Construction on the forward island structure for the first Queen Elizabeth Class aircraft carrier began today at BAE Systems’ facility in Portsmouth Naval Base. Employees and guests watched as Second Sea Lord and Commander in Chief Naval Home Command, Vice Admiral Charles Montgomery CBE ADC cut the first steel, formally marking the start of production on the island structure. Housing the bridge and navigation systems for the Queen Elizabeth Class aircraft carriers, the forward island is fundamental to the effective command and control of the vessel. The island also includes the vessel’s long range radar, providing wide area surveillance up to 400 kilometres.
Vice Admiral Montgomery said: “I am pleased to start official construction for HMS Queen Elizabeth’s forward island. The Queen Elizabeth Class will be joint assets for defence and, as such, will be a fundamental component of the UK’s joint capability over the coming decades.
“By routinely carrying a Joint Force Air Group they will deliver air power from the sea wherever and whenever required and in a stronger and more decisive form than ever before. They will undoubtedly prove a tremendous asset for promoting and protecting Britain’s national and global interests. Real progress is being made on this project and I look forward to seeing the next major block, Lower Block 03, arrive in Rosyth in August.”
Geoff Searle, Queen Elizabeth Class Programme Director for the Aircraft Carrier Alliance, said: “Today's steel cut demonstrates the huge amount of momentum behind the Queen Elizabeth Class programme.
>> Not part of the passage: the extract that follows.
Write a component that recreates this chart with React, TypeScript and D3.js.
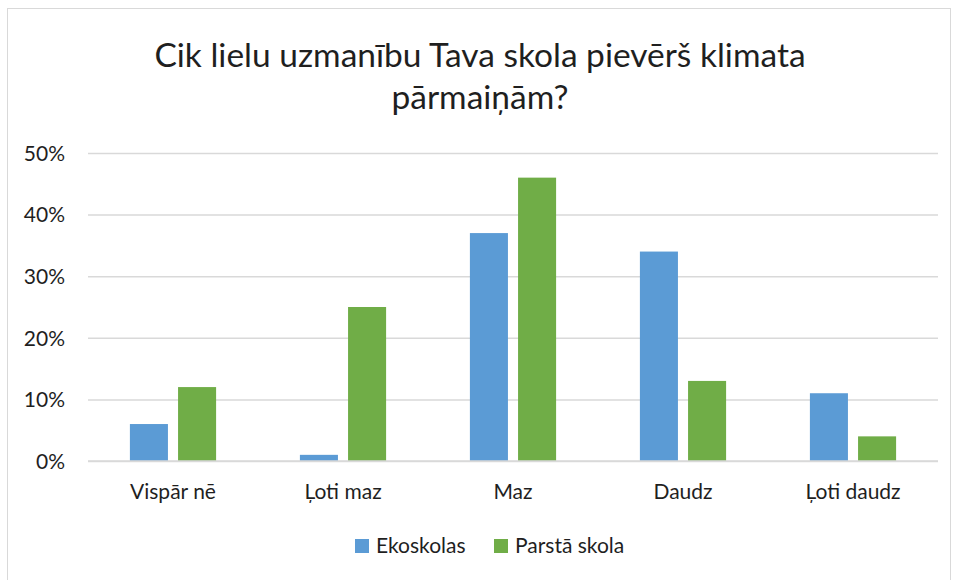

With all but one section of the ship now in production, we are seeing significant progress, with thousands of people across the country working to deliver the nation’s flagships to our armed forces.”
Designed with a twin island configuration, the Queen Elizabeth Class will benefit from its flying operations being separated from the running of the vessels, resulting in maximum flexibility and greater control of flight deck operations. BAE Systems will also undertake the build of the aft island, which will be responsible for all air operations and air traffic control, with production expected to start in the autumn.
This steel cut is the latest achievement in the programme and comes just two weeks after all of the rings of Lower Block 02, the forward hull section being built at Portsmouth, came together for the first time. Meanwhile, workers at the company’s Govan shipyard are gearing up for the departure of Lower Block 03 for transportation to Rosyth in August.
As a member of the Aircraft Carrier Alliance, BAE Systems is working in partnership with Babcock, Thales and the Ministry of Defence to deliver the biggest and most powerful surface warships ever constructed in the UK. The company provides overall leadership and programme management to the QE Class programme, as well as playing a central role in the design and build of the ships. BAE Systems is also responsible for the design, manufacture and integration of the complex mission systems for the aircraft carriers.
Each 65,000 tonne carrier will provide a four acre military operating base that can be deployed worldwide and will be versatile enough to be used for operations ranging from supporting war efforts to providing humanitarian aid and disaster relief. The QE Class will be the centre piece of Britain’s military capability and will operate at least 12 of the carrier variant Joint Strike Fighter jets, allowing for unparalleled interoperability with allied forces.